Demonstrating Alignment Proactively:

  • The Alignment Audit Checklist: Before writing a single proposal word, conduct a rigorous internal audit. Develop a checklist that meticulously maps your project’s design, core activities, partnerships, beneficiary groups, and theory of change against a specific funder’s stated priorities. This process reveals where your project naturally fits and where greater emphasis might be needed.
  • Strategic Priority Mapping: Create a simple visual matrix that cross-references your project’s key elements with the funder’s strategic objectives. This exercise clarifies your strongest alignment points and helps articulate precisely how your intervention contributes to their mission.
  • Iterative Improvement: Treat feedback on unsuccessful applications as invaluable. Analyse any comments provided by funders to identify recurring themes or specific areas where your proposal didn't fully demonstrate alignment. This insight is crucial for refining future bids.

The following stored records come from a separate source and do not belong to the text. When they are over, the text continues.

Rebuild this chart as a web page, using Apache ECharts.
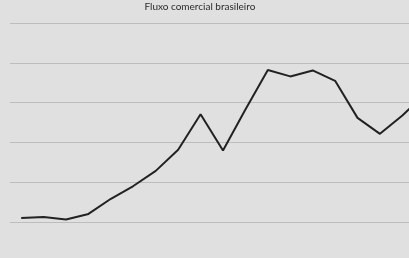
<!DOCTYPE html>
<html><head><meta charset="utf-8">
<script src="https://cdn.jsdelivr.net/npm/echarts@6/dist/echarts.min.js"></script>
<style>html,body{margin:0;padding:0;background:#e0e0e0;overflow:hidden;width:409px;height:258px;}#c{width:436px;height:258px;}</style>
</head><body><div id="c"></div>
<script>
const titleText = 'Fluxo comercial brasileiro';
const years = ['2000','2001','2002','2003','2004','2005','2006','2007','2008','2009','2010','2011','2012','2013','2014','2015','2016','2017','2018'];
const tradeFlow = [111, 113, 107, 121, 159, 191, 229, 282, 371, 280, 383, 482, 466, 481, 455, 362, 322, 368, 421];
const yTicks = [100, 200, 300, 400, 500, 600];

const chart = echarts.init(document.getElementById('c'));
chart.setOption({
  backgroundColor: '#e0e0e0',
  animation: false,
  graphic: [{
    type: 'text', left: 144.5, top: 2,
    style: { text: titleText, fontFamily: 'Lato', fontSize: 10, fill: '#2a2a2a' }
  }],
  grid: { left: 10, top: 23, right: 0, height: 199.3 },
  xAxis: {
    type: 'category', data: years, boundaryGap: true,
    axisLine: { show: false }, axisTick: { show: false }, axisLabel: { show: false }
  },
  yAxis: {
    type: 'value', min: yTicks[0], max: yTicks[yTicks.length - 1], interval: 100,
    axisLine: { show: false }, axisTick: { show: false }, axisLabel: { show: false },
    splitLine: { lineStyle: { color: '#bdbdbd', width: 1 } }
  },
  series: [{
    type: 'line', data: tradeFlow, symbol: 'none',
    lineStyle: { color: '#222', width: 2 }
  }]
});
</script></body></html>
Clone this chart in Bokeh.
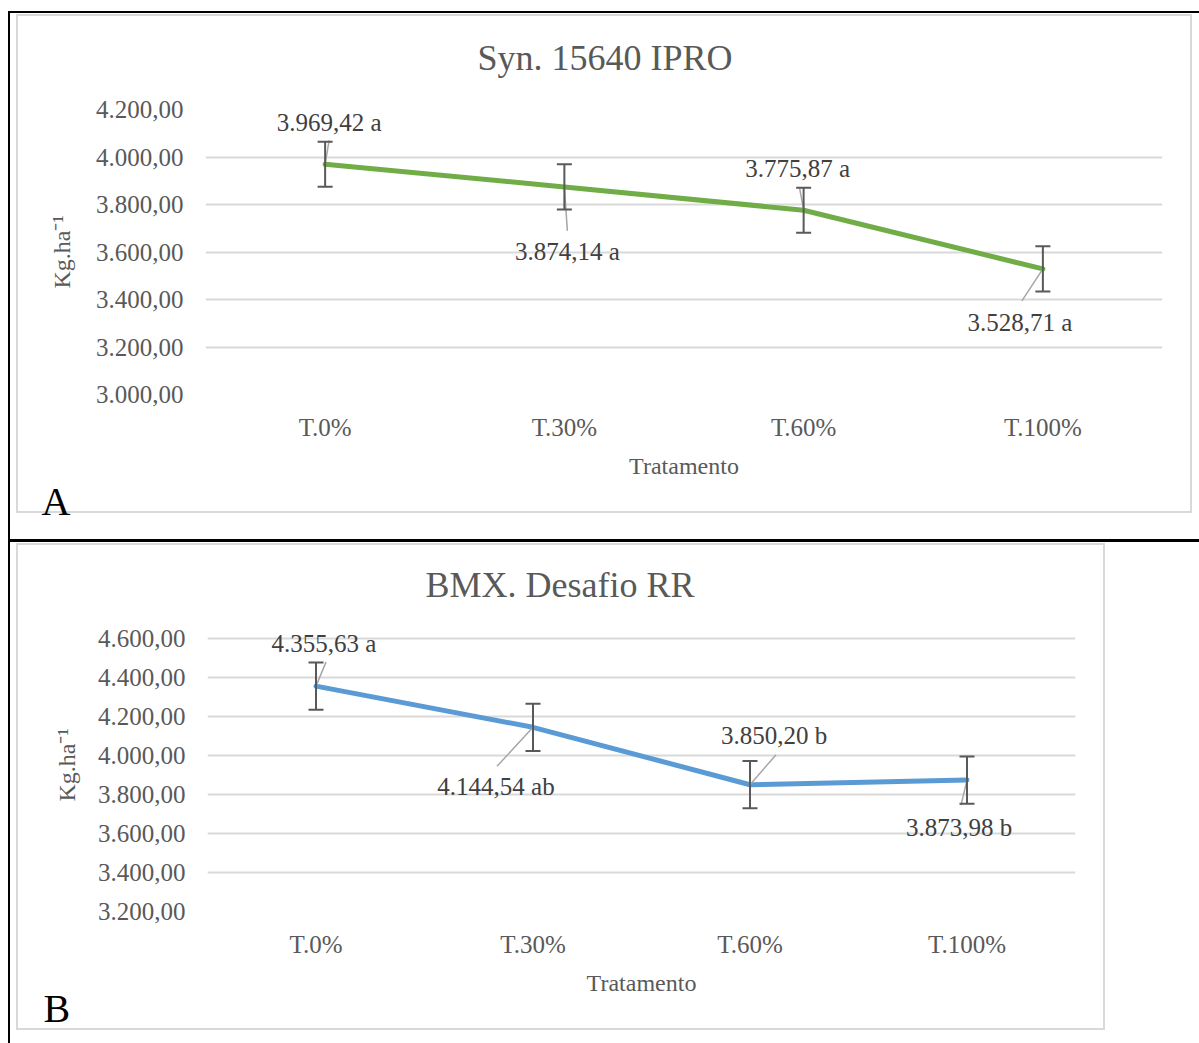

Ultimately, demonstrating alignment isn’t about forcing your project into a funder’s mould. It’s about discerning their strategic priorities and then articulating, with precision and compelling evidence, why your project is the ideal vehicle for achieving those very goals. This narrative shift-from ‘Why us?’ to ‘Why we are the right partner for your priority’-is instrumental for making your health and wellbeing project stand out.